Tarde quente. A Rua da
Liberdade fervilhava feito um vespeiro. O recém- aposentado não esquentava como o tempo. Não estava preso à mais nada. Nem emprego, nem mulher ou
namorada. Mas alguma coisa ele ainda procurava.
Entrava e saia das lojinhas, subindo e descendo as ruas- artérias que alimentavam o coração da cidade. O centro comercial de tantas glórias, tinha uma espécie de circulação extracorpórea. Indo e vindo de ambulantes, pedestres, pedintes e suas histórias...

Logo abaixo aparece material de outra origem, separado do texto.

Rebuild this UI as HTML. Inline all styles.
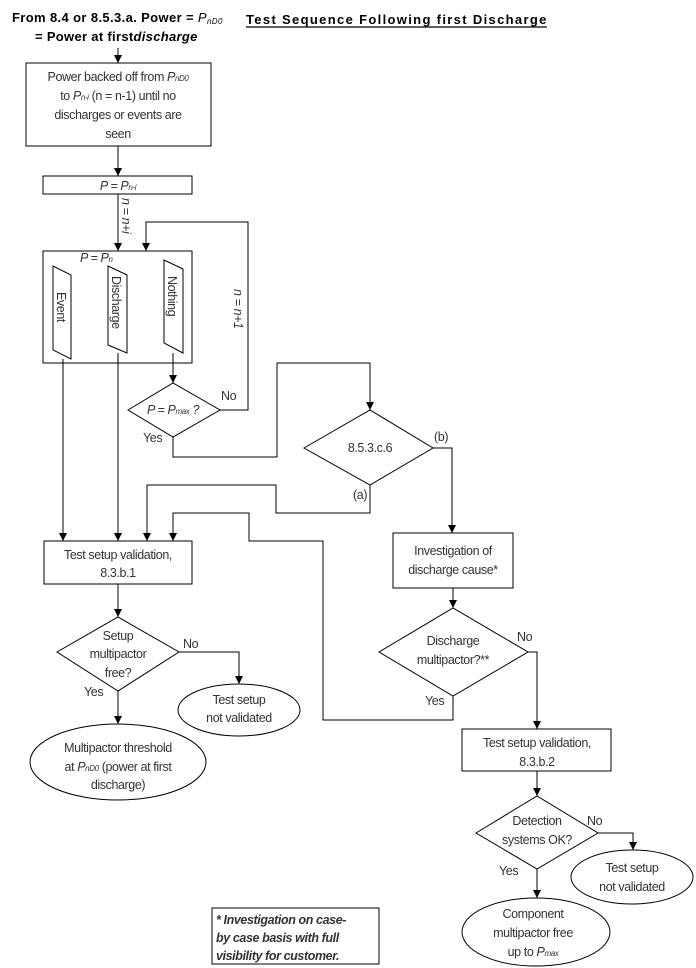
<!DOCTYPE html>
<html><head><meta charset="utf-8"><style>
html,body{margin:0;padding:0;background:#fff}
svg{display:block}
text{font-family:"Liberation Sans",sans-serif;font-size:12.5px;fill:#333;letter-spacing:-0.4px}
.b{font-weight:bold;fill:#000;font-size:13px}
.s{font-size:8px}
</style></head><body>
<svg width="696" height="968" viewBox="0 0 696 968" xmlns="http://www.w3.org/2000/svg">
<defs>
<marker id="ar" viewBox="0 0 10 10" refX="10" refY="5" markerWidth="8" markerHeight="8" orient="auto" markerUnits="userSpaceOnUse"><path d="M0,0 L10,5 L0,10 z" fill="#000"/></marker></defs>
<g fill="none" stroke="#000" stroke-width="1">
<rect x="26" y="63" width="185" height="83"/>
<rect x="43" y="176" width="149" height="18"/>
<rect x="43" y="251" width="149" height="112"/>
<polygon points="53,266 71,275 71,359 53,350"/>
<polygon points="108,266 127,275 127,353 108,345"/>
<polygon points="164,260 183,269 183,353 164,343"/>
<polygon points="128,410 173,383 220,410 173,437"/>
<polygon points="304,448 370,410 433,448 370,485"/>
<rect x="44" y="541" width="148" height="43"/>
<rect x="393" y="533" width="120" height="55"/>
<polygon points="57,652 118,617 179,652 118,691"/>
<polygon points="379,652 453,608 528,652 453,696"/>
<ellipse cx="239" cy="710" rx="61" ry="26"/>
<ellipse cx="118" cy="762" rx="88" ry="38"/>
<rect x="462" y="729" width="149" height="42"/>
<polygon points="476,833 537,796 598,833 537,869"/>
<ellipse cx="632" cy="877" rx="61" ry="27"/>
<ellipse cx="536" cy="932" rx="74" ry="34"/>
<rect x="212" y="908" width="167" height="56"/>
<path d="M118,48 V63" marker-end="url(#ar)"/>
<path d="M118,146 V176" marker-end="url(#ar)"/>
<path d="M118,194 V251" marker-end="url(#ar)"/>
<path d="M220,410 H248 V222 H146 V251" marker-end="url(#ar)"/>
<path d="M173,353 V383" marker-end="url(#ar)"/>
<path d="M173,437 V457 H277 V363 H370 V410" marker-end="url(#ar)"/>
<path d="M433,448 H452 V533" marker-end="url(#ar)"/>
<path d="M370,485 V513 H276 V485 H147 V541" marker-end="url(#ar)"/>
<path d="M63,359 V541" marker-end="url(#ar)"/>
<path d="M118,353 V541" marker-end="url(#ar)"/>
<path d="M453,696 V720 H323 V541 H249 V513 H173 V541" marker-end="url(#ar)"/>
<path d="M453,588 V608" marker-end="url(#ar)"/>
<path d="M118,584 V617" marker-end="url(#ar)"/>
<path d="M179,652 H239 V684" marker-end="url(#ar)"/>
<path d="M118,691 V724" marker-end="url(#ar)"/>
<path d="M528,652 H537 V729" marker-end="url(#ar)"/>
<path d="M537,771 V796" marker-end="url(#ar)"/>
<path d="M598,833 H633 V850" marker-end="url(#ar)"/>
<path d="M537,869 V898" marker-end="url(#ar)"/>
</g>
<text class="b" x="12" y="22" textLength="210" lengthAdjust="spacing">From 8.4 or 8.5.3.a. Power = <tspan font-style="italic" font-weight="normal">P</tspan><tspan class="s" font-style="italic" font-weight="normal" dy="2">nD0</tspan></text>
<text class="b" x="35" y="41" textLength="162" lengthAdjust="spacing">= Power at first<tspan font-style="italic">discharge</tspan></text>
<text class="b" x="246" y="24" font-size="14.5" textLength="300" lengthAdjust="spacing">Test Sequence Following first Discharge</text>
<line x1="246" y1="27" x2="547" y2="27" stroke="#000" stroke-width="1.2"/>
<g text-anchor="middle">
<text x="118" y="81">Power backed off from <tspan font-style="italic">P</tspan><tspan class="s" font-style="italic">nD0</tspan></text>
<text x="118" y="100">to <tspan font-style="italic">P</tspan><tspan class="s" font-style="italic">n-i</tspan> (n = n-1) until no</text>
<text x="118" y="119">discharges or events are</text>
<text x="118" y="138">seen</text>
<text x="118" y="190" font-style="italic">P = P<tspan class="s">n-i</tspan></text>
<text x="173" y="414" font-style="italic">P = P<tspan class="s">max</tspan> ?</text>
<text x="370" y="452">8.5.3.c.6</text>
<text x="118" y="559">Test setup validation,</text>
<text x="118" y="577">8.3.b.1</text>
<text x="453" y="555">Investigation of</text>
<text x="453" y="574">discharge cause*</text>
<text x="118" y="640">Setup</text>
<text x="118" y="658">multipactor</text>
<text x="118" y="677">free?</text>
<text x="453" y="645">Discharge</text>
<text x="453" y="664">multipactor?**</text>
<text x="239" y="704">Test setup</text>
<text x="239" y="722">not validated</text>
<text x="118" y="752">Multipactor threshold</text>
<text x="118" y="771">at <tspan font-style="italic">P</tspan><tspan class="s" font-style="italic">nD0</tspan> (power at first</text>
<text x="118" y="789">discharge)</text>
<text x="537" y="747">Test setup validation,</text>
<text x="537" y="766">8.3.b.2</text>
<text x="537" y="825">Detection</text>
<text x="537" y="844">systems OK?</text>
<text x="632" y="872">Test setup</text>
<text x="632" y="891">not validated</text>
<text x="533" y="918">Component</text>
<text x="533" y="937">multipactor free</text>
<text x="533" y="956">up to <tspan font-style="italic">P</tspan><tspan class="s" font-style="italic">max</tspan></text>
</g>
<text x="80" y="262" font-style="italic">P = P<tspan class="s">n</tspan></text>
<text x="221" y="400">No</text>
<text x="143" y="442">Yes</text>
<text x="434" y="441">(b)</text>
<text x="353" y="499">(a)</text>
<text x="183" y="648">No</text>
<text x="84" y="696">Yes</text>
<text x="517" y="641">No</text>
<text x="425" y="705">Yes</text>
<text x="587" y="825">No</text>
<text x="499" y="875">Yes</text>
<text x="216" y="924" font-weight="bold" font-style="italic" font-size="12">* Investigation on case-</text>
<text x="216" y="942" font-weight="bold" font-style="italic" font-size="12">by case basis with full</text>
<text x="216" y="960" font-weight="bold" font-style="italic" font-size="12">visibility for customer.</text>
<g font-size="13">
<text transform="translate(57,292) rotate(90)">Event</text>
<text transform="translate(112,276) rotate(90)">Discharge</text>
<text transform="translate(168,276) rotate(90)">Nothing</text>
<text transform="translate(122,198) rotate(90)" font-style="italic">n = n+i</text>
<text transform="translate(234,289) rotate(90)" font-style="italic">n = n+1</text>
</g>
</svg>
</body></html>
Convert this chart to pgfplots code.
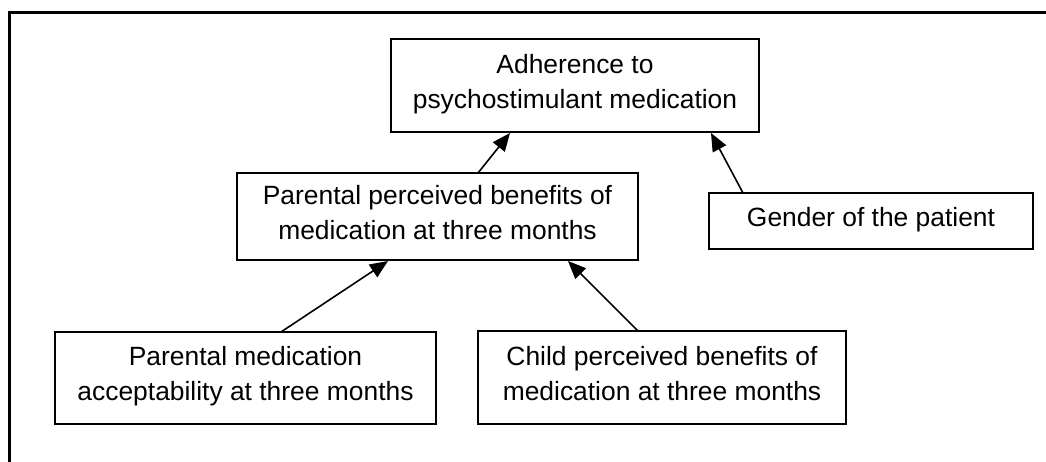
\documentclass[border=0pt]{standalone}
\usepackage{fontspec}
\setmainfont{Liberation Sans}
\usepackage{pgfplots}
\pgfplotsset{compat=1.18}
\usetikzlibrary{arrows.meta}
\tikzset{txt/.style={anchor=base, inner sep=0pt, font=\fontsize{13.2}{17.5}\selectfont}}
\begin{document}
\begin{tikzpicture}
\begin{axis}[
  width=523pt, height=230.5pt, scale only axis,
  xmin=0, xmax=1046, ymin=0, ymax=461, y dir=reverse,
  hide axis, clip=false,
  every axis plot/.append style={black, no markers},
]
% outer frame (only top and left edges visible)
\addplot[line width=1.5pt] coordinates {(9,480) (9,12) (1070,12)};
% boxes
\addplot[line width=1pt] coordinates {(391,39) (759,39) (759,132) (391,132) (391,39)} -- cycle;
\addplot[line width=1pt] coordinates {(237,173) (638,173) (638,260) (237,260) (237,173)} -- cycle;
\addplot[line width=1pt] coordinates {(709,193) (1033,193) (1033,249) (709,249) (709,193)} -- cycle;
\addplot[line width=1pt] coordinates {(55,332) (436,332) (436,424) (55,424) (55,332)} -- cycle;
\addplot[line width=1pt] coordinates {(478,331) (846,331) (846,424) (478,424) (478,331)} -- cycle;
% arrows
\addplot[line width=0.8pt, -{Triangle[length=9pt,width=7.5pt]}] coordinates {(281,332) (388,261)};
\addplot[line width=0.8pt, -{Triangle[length=9pt,width=7.5pt]}] coordinates {(638,331) (568,261)};
\addplot[line width=0.8pt, -{Triangle[length=9pt,width=7.5pt]}] coordinates {(478,173) (510,133)};
\addplot[line width=0.8pt, -{Triangle[length=9pt,width=7.5pt]}] coordinates {(743,193) (711,133)};
% texts
\node[txt] at (axis cs:575,73) {Adherence to};
\node[txt] at (axis cs:575,108) {psychostimulant medication};
\node[txt] at (axis cs:437.5,204) {Parental perceived benefits of};
\node[txt] at (axis cs:437.5,239) {medication at three months};
\node[txt] at (axis cs:871,226) {Gender of the patient};
\node[txt] at (axis cs:245.5,365.5) {Parental medication};
\node[txt] at (axis cs:245.5,400.5) {acceptability at three months};
\node[txt] at (axis cs:662,365.5) {Child perceived benefits of};
\node[txt] at (axis cs:662,400.5) {medication at three months};
\coordinate (bbA) at (axis cs:0,461);
\coordinate (bbB) at (axis cs:1046,0);
\end{axis}
\pgfresetboundingbox
\useasboundingbox (bbA) rectangle (bbB);
\end{tikzpicture}
\end{document}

Primeiro pensou em comprar roupas e calçados. Desistiu no ato. Não precisava mais de sapatos. Nem de ternos, gravatas e nós enforcando o pescoço. Poderia viver de moletom e um tênis velho que durasse até o osso.
Não queria livros. Nem relíquias em vinil. Tinha tecnologia suficiente para baixar o que bem entendesse nas redes. Também não queria nada esportivo. Seu time em baixa. Barriga em baixa. Pressão, colesterol e triglicérides em alta. O melhor era correr. Para um médico assim que possível. Talvez, no ano que vem!
Queria se dar um presente. Entrou rapidamente numa lojinha de importados e comprou um despertador. O melhor e mais barulhento que havia. Pagou cem pratas e foi pra casa.
Na véspera do novo ano. Colocou-o para despertar as cinco em ponto. Compromissos não tinha. Nem peru para colocar no forno. Era o Reveillon do abandono.
Queria o prazer imensurável de acordar no velho horário de trabalho e interromper o alarme maldito e diário que destruia sua mente e o labirinto.
O alarme tocou. Esticou as mãos e deu o último toque. Definitivo, no torturador suíço. Virou-o contra a parede... e foi dormir numa rede.